1) What QQQ tracks (and why it moves the way it does)
QQQ is designed to track the Nasdaq-100 Index, which includes 100 of the largest non-financial companies listed on Nasdaq, making it heavily exposed to mega-cap technology and growth stocks. Because it is market-cap weighted, a small set of the largest holdings (notably NVIDIA, Apple, and Microsoft) can dominate day-to-day performance, so QQQ often trades like a “mega-cap tech + AI + growth-duration” proxy rather than a broad U.S. equity fund.
2) The clearest current driver: geopolitics → oil → rates → tech multiples
The most relevant near-term development influencing QQQ is the market’s ongoing digestion of the U.S.–Iran two-week ceasefire announced late April 7 and reflected in the April 8 global risk-on move, which coincided with a sharp drop in oil. Lower oil reduces near-term inflation anxiety at the margin, which can pull Treasury yields down and support high-valuation, long-duration growth stocks that dominate QQQ; today’s flat tape suggests investors are consolidating after that relief move rather than reacting to a fresh headline catalyst.

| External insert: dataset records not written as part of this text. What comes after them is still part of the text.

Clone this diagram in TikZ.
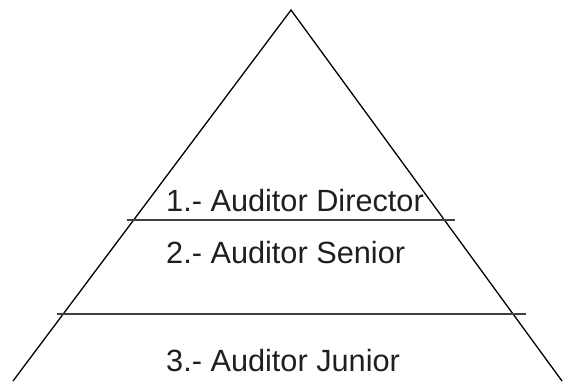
\documentclass[tikz,border=0pt]{standalone}
\usepackage{fontspec}
\setmainfont{Liberation Sans}
\begin{document}
\begin{tikzpicture}[x=1pt,y=-1pt,
  edge/.style={line width=1.3pt,black},
  divider/.style={line width=1.8pt,black!75},
  level/.style={anchor=base west,inner sep=0pt,text=black!88,
    font=\fontsize{30.7}{36}\selectfont}]
\useasboundingbox (0,0) rectangle (563,381);
% pyramid outline
\coordinate (apex) at (291,10);
\coordinate (bl) at (13,381);
\coordinate (br) at (562,381);
\draw[edge] (bl) -- (apex) -- (br);
% level dividers
\coordinate (d1l) at (127,220);
\coordinate (d1r) at (455,220);
\coordinate (d2l) at (57,314);
\coordinate (d2r) at (526,314);
\draw[divider] (d1l) -- (d1r);
\draw[divider] (d2l) -- (d2r);
% level labels
\node[level] (l1) at (166,211) {1.- Auditor Director};
\node[level] (l2) at (166,263) {2.- Auditor Senior};
\node[level] (l3) at (166,371) {3.- Auditor Junior};
\end{tikzpicture}
\end{document}
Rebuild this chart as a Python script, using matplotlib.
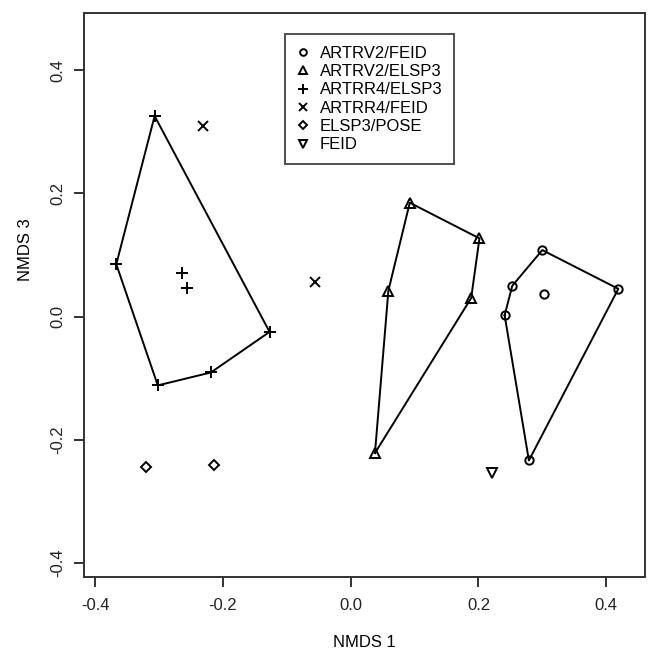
import numpy as np
import matplotlib
matplotlib.use("Agg")
import matplotlib.pyplot as plt

plt.rcParams['font.family'] = ['Liberation Sans', 'DejaVu Sans']

# NMDS scores per group (axis 1, axis 3)
artrv2_feid_x = [0.300, 0.253, 0.241, 0.302, 0.419, 0.279]
artrv2_feid_y = [0.108, 0.050, 0.002, 0.037, 0.045, -0.234]
artrv2_elsp3_x = [0.0925, 0.2016, 0.059, 0.1886, 0.038]
artrv2_elsp3_y = [0.185, 0.127, 0.042, 0.030, -0.222]
artrr4_elsp3_x = [-0.307, -0.367, -0.264, -0.256, -0.127, -0.219, -0.302]
artrr4_elsp3_y = [0.326, 0.085, 0.070, 0.047, -0.025, -0.091, -0.112]
artrr4_feid_x = [-0.231, -0.056]
artrr4_feid_y = [0.310, 0.056]
elsp3_pose_x = [-0.321, -0.214]
elsp3_pose_y = [-0.245, -0.241]
feid_x = [0.221]
feid_y = [-0.255]

labels = ['ARTRV2/FEID', 'ARTRV2/ELSP3', 'ARTRR4/ELSP3', 'ARTRR4/FEID', 'ELSP3/POSE', 'FEID']
xs = [artrv2_feid_x, artrv2_elsp3_x, artrr4_elsp3_x, artrr4_feid_x, elsp3_pose_x, feid_x]
ys = [artrv2_feid_y, artrv2_elsp3_y, artrr4_elsp3_y, artrr4_feid_y, elsp3_pose_y, feid_y]
markers = ['o', '^', '+', 'x', 'D', 'v']
msizes = [6, 7, 8.5, 6.5, 5.5, 7]
hull_groups = [0, 1, 2]


def convex_hull(px, py):
    pts = sorted(zip(px, py))

    def cross(o, a, b):
        return (a[0] - o[0]) * (b[1] - o[1]) - (a[1] - o[1]) * (b[0] - o[0])

    lower, upper = [], []
    for p in pts:
        while len(lower) >= 2 and cross(lower[-2], lower[-1], p) <= 0:
            lower.pop()
        lower.append(p)
    for p in reversed(pts):
        while len(upper) >= 2 and cross(upper[-2], upper[-1], p) <= 0:
            upper.pop()
        upper.append(p)
    h = lower[:-1] + upper[:-1]
    h.append(h[0])
    return np.array(h)


fig = plt.figure(figsize=(6.48, 6.54), dpi=100)
ax = fig.add_axes([0.1292, 0.1182, 0.8654, 0.8615])

for g in hull_groups:
    h = convex_hull(xs[g], ys[g])
    ax.plot(h[:, 0], h[:, 1], color='black', lw=1.4, zorder=2)

handles = []
for x, y, m, ms, lab in zip(xs, ys, markers, msizes, labels):
    hd, = ax.plot(x, y, linestyle='none', marker=m, ms=ms, mfc='none',
                  mec='black', mew=1.4, label=lab, zorder=3)
    handles.append(hd)

ax.set_xlim(-0.418, 0.460)
ax.set_ylim(-0.423, 0.493)
ax.set_xticks([-0.4, -0.2, 0.0, 0.2, 0.4])
ax.set_yticks([-0.4, -0.2, 0.0, 0.2, 0.4])
ax.set_xticklabels(['-0.4', '-0.2', '0.0', '0.2', '0.4'], fontsize=12)
ax.set_yticklabels(['-0.4', '-0.2', '0.0', '0.2', '0.4'], fontsize=12,
                   rotation=90, va='center')
ax.tick_params(direction='out', length=7, width=1.3, colors='#222222', pad=8)
ax.tick_params(axis='y', pad=6)
for s in ax.spines.values():
    s.set_linewidth(1.4)
    s.set_color('#333333')

ax.set_xlabel('NMDS 1', fontsize=12, va='center')
ax.xaxis.set_label_coords(0.5, -0.116)
ax.set_ylabel('NMDS 3', fontsize=12, va='center')
ax.yaxis.set_label_coords(-0.103, 0.58)

leg = ax.legend(handles=handles, loc='upper left', bbox_to_anchor=(0.359, 0.963),
                fontsize=12, frameon=True, fancybox=False, edgecolor='#222222',
                handlelength=0.8, handletextpad=0.6, labelspacing=0.2,
                borderpad=0.7, borderaxespad=0, markerscale=0.8)
leg.get_frame().set_linewidth(1.4)

fig.savefig('out.png', dpi=100)
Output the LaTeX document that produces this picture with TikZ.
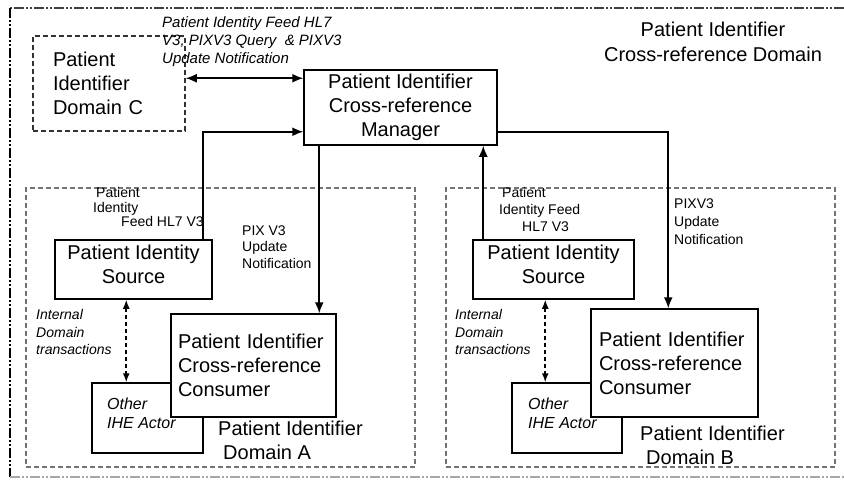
\documentclass[tikz,border=0pt]{standalone}
\usepackage{fontspec}
\setmainfont{Liberation Sans}
\usetikzlibrary{arrows.meta,calc}
\begin{document}
\begin{tikzpicture}[x=1pt,y=-1pt,
  box/.style={draw, line width=1.5pt, fill=white, inner sep=0pt, font=\fontsize{20}{24}\selectfont},
  cbox/.style={box, draw=black!80, dash pattern=on 5pt off 3pt},
  dom/.style={draw=black!55, line width=1.3pt, dash pattern=on 5pt off 3pt, inner sep=0pt},
  lbl/.style={inner sep=0pt, anchor=west, align=left},
  big/.style={font=\fontsize{20}{24}\selectfont},
  frame/.style={dash pattern=on 10pt off 2pt on 2pt off 2pt on 2pt off 2pt},
  dbl/.style={line width=1.6pt, {Latex[length=11pt,width=9pt]}-{Latex[length=11pt,width=9pt]}},
  conn/.style={line width=1.6pt, -{Latex[length=11pt,width=9pt]}},
  dconn/.style={line width=1.6pt, dash pattern=on 4pt off 3pt, {Latex[length=9pt,width=7pt]}-{Latex[length=9pt,width=7pt]}},
]
\useasboundingbox (0,0) rectangle (844,482);
% outer frame
\draw[black!75, line width=1.2pt, frame] (844,8) -- (10,8);
\draw[black, line width=1.5pt, frame] (10,8) -- (10,477);
\draw[black!35, line width=1.2pt, frame] (10,477) -- (844,477);
% domains
\node[dom, minimum width=389, minimum height=279] (domA) at (220.5,327.5) {};
\node[dom, minimum width=389, minimum height=279] (domB) at (640.5,327.5) {};
% boxes
\node[cbox, minimum height=95, text width=112pt, inner xsep=20pt, align=left] (dc) at (109,83.5) {Patient\\Identifier\\Domain C};
\node[box, minimum width=193, minimum height=75, align=center] (mgr) at (400.5,107.5) {Patient Identifier\\Cross-reference\\Manager};
\node[box, minimum width=157, minimum height=59, align=center, text depth=10pt] (srcA) at (133.5,269.5) {Patient Identity\\Source};
\node[box, minimum width=161, minimum height=59, align=center, text depth=10pt] (srcB) at (553.5,269.5) {Patient Identity\\Source};
\node[box, minimum width=111, minimum height=70] (othA) at (147.5,418) {};
\node[lbl, font=\fontsize{16}{19}\selectfont\itshape] (othAt) at (107,413.5) {Other\\IHE Actor};
\node[box, minimum width=110, minimum height=70] (othB) at (567,418) {};
\node[lbl, font=\fontsize{16}{19}\selectfont\itshape] (othBt) at (528,413) {Other\\IHE Actor};
\node[box, minimum width=165, minimum height=103, text width=151pt, inner xsep=7pt, align=left] (conA) at (253.5,365.5) {Patient Identifier\\Cross-reference\\Consumer};
\node[box, minimum width=167, minimum height=108, text width=151pt, inner xsep=8pt, align=left] (conB) at (674.5,363) {Patient Identifier\\Cross-reference\\Consumer};
% labels
\node[inner sep=0pt, align=center, font=\fontsize{20}{25}\selectfont] (xdom) at (713,42) {Patient Identifier\\Cross-reference Domain};
\node[lbl, font=\fontsize{15}{18}\selectfont\itshape] (qlbl) at (162,42) {Patient Identity Feed HL7\\V3, PIXV3 Query \ \& PIXV3\\Update Notification};
\node[lbl, font=\fontsize{14}{14.5}\selectfont] (feedA) at (93,207) {\hspace*{3pt}Patient\\Identity\\\hspace*{28pt}Feed HL7 V3};
\node[lbl, font=\fontsize{14}{16.5}\selectfont] (pixA) at (242,247) {PIX V3\\Update\\Notification};
\node[lbl, font=\fontsize{14}{17}\selectfont] (feedB) at (499,209) {\hspace*{3pt}Patient\\Identity Feed\\\hspace*{23pt}HL7 V3};
\node[lbl, font=\fontsize{14}{18}\selectfont] (pixB) at (674,222) {PIXV3\\Update\\Notification};
\node[lbl, font=\fontsize{14}{17.5}\selectfont\itshape] (intA) at (36,332) {Internal\\Domain\\transactions};
\node[lbl, font=\fontsize{14}{17.5}\selectfont\itshape] (intB) at (455,332) {Internal\\Domain\\transactions};
\node[lbl, big] (dlA) at (218,440) {Patient Identifier\\\hspace*{5pt}Domain A};
\node[lbl, big] (dlB) at (640,445) {Patient Identifier\\\hspace*{6pt}Domain B};
% connectors
\coordinate (m1) at ($(mgr.north west)+(0,9)$);
\draw[dbl] (dc.east |- m1) -- (m1);
\coordinate (m2) at ($(mgr.south west)+(0,-14)$);
\coordinate (sA) at ($(srcA.north east)+(-10,0)$);
\draw[conn] (sA) |- (m2);
\coordinate (m3) at ($(mgr.south west)+(16,0)$);
\draw[conn] (m3) -- (m3 |- conA.north);
\coordinate (m4) at (mgr.east |- m2);
\coordinate (cB) at ($(conB.north west)+(78,0)$);
\draw[conn] (m4) -| (cB);
\coordinate (sB) at ($(srcB.north west)+(11,0)$);
\draw[conn] (sB) -- (sB |- mgr.south);
\coordinate (oA) at ($(othA.north west)+(35,0)$);
\draw[dconn] (oA |- srcA.south) -- (oA);
\coordinate (oB) at ($(othB.north west)+(34,0)$);
\draw[dconn] (oB |- srcB.south) -- (oB);
\end{tikzpicture}
\end{document}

3) Why QQQ can be flat even when headlines feel big
When QQQ prints near unchanged, it often means its mega-cap winners and losers are offsetting (for example, semis/AI strength being balanced by weakness in consumer tech or internet). With QQQ so concentrated, modest dispersion among the top weights can neutralize the ETF even if the broader news flow is active—especially after a large prior-day move that leaves investors waiting for confirmation from rates, oil, or the next macro data point.